Thanks. But, I'm not really interested in handing waving the odd term away. I'm interested in how I'd actually solve the equation exactly.

4. Aug 19, 2014

HallsofIvy

Staff Emeritus
What gopher_p did is NOT "hand waving" he showed why $\int\int dx dx= 0$ for any variable x.

5. Aug 19, 2014

Narroo

Sorry, I miss-read it. That said, there are two things I do not understand:
In the following:
$$\lim_{n\rightarrow\infty}\sum_{i=1}^n\left(f(x_i)(\Delta x)^2\right) =\lim_{n\rightarrow\infty}\left(\Delta x\sum_{i=1}^nf(x_i)\Delta x\right) =\lim_{n\rightarrow\infty}\Delta x\lim_{n\rightarrow\infty}\sum_{i=1}^nf(x_i)\Delta x =0\cdot\int_a^bf(x)\ dx=0$$ for $\Delta x=\frac{b-a}{n}$ a regular partition

Why does ΔX come out of the sum?

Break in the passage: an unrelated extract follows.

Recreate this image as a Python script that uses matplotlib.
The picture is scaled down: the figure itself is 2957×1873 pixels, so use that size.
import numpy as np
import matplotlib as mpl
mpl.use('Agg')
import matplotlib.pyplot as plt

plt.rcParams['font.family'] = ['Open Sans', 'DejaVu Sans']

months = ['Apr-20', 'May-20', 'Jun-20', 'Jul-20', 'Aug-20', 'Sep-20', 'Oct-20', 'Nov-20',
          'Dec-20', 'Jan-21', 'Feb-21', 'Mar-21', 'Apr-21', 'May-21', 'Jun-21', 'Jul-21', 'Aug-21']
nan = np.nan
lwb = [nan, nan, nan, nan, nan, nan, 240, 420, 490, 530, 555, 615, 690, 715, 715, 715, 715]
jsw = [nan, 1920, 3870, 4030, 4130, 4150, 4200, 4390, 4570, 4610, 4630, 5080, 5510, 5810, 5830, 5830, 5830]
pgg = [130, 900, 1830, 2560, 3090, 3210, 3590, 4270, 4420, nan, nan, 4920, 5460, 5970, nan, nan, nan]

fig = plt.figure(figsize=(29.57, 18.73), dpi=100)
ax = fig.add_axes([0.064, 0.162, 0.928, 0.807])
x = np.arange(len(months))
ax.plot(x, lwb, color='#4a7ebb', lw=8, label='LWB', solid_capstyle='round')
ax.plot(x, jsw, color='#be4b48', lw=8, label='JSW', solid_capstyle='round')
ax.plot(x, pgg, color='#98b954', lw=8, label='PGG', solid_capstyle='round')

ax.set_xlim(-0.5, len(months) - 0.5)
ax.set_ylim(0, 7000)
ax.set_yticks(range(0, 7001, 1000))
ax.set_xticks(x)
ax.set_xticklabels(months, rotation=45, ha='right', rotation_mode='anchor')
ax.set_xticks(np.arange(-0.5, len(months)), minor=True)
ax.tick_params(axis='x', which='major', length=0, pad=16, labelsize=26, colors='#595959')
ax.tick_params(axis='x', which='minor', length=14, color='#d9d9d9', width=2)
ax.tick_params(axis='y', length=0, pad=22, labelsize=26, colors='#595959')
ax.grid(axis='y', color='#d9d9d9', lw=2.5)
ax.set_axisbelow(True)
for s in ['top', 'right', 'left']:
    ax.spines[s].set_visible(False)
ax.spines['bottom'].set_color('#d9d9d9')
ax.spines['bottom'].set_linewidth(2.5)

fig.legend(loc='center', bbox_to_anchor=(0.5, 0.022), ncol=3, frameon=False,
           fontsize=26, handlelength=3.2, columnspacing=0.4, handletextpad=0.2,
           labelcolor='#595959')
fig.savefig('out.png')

Why can I write
$\lim_{n\rightarrow\infty}\Delta x\lim_{n\rightarrow\infty}\sum_{i=1}^nf(x_i)\Delta x$

I can't write $\lim_{n\rightarrow\infty}\Delta x^{2}\lim_{n\rightarrow\infty}\sum_{i=1}^nf(x_i)$ can I?

And secondly, wouldn't $\int\int dx dx= \frac{1}{2}x^{2}?$

6. Aug 19, 2014

gopher_p

If you have a regular partition, the $\Delta x$ is constant with respect to the sum; $\frac{b-a}{n}$ is independent of $i$.

You can write it the second way, but that doesn't help you evaluate the limit. It's likely that $\sum\limits_{i=1}^nf(x_i)$ is not a convergent sequence.

7. Aug 19, 2014

Zondrina

If $\Delta x = \frac{b-a}{n}$, then as $n → ∞$, $\Delta x → 0$.

Notice $\Delta x$ is independent of the summation index $i$, and can therefore be pulled outside of the sum.

The other part is a Riemann sum, which converges to an integral:

$$=(\lim_{n\rightarrow\infty}\Delta x) (\lim_{n\rightarrow\infty}\sum_{i=1}^nf(x_i)\Delta x) =0\cdot\int_a^bf(x)\ dx=0$$

More to the point though, without knowing what $T$ is exactly, the problem hasn't been stated clearly.

8. Aug 19, 2014

Narroo

T is an independent variable of the system in question. Actually, the equation was dependent on the change in T, ΔT, not T itself, which is why the integral was definite.

And thanks for clearing everything up everyone!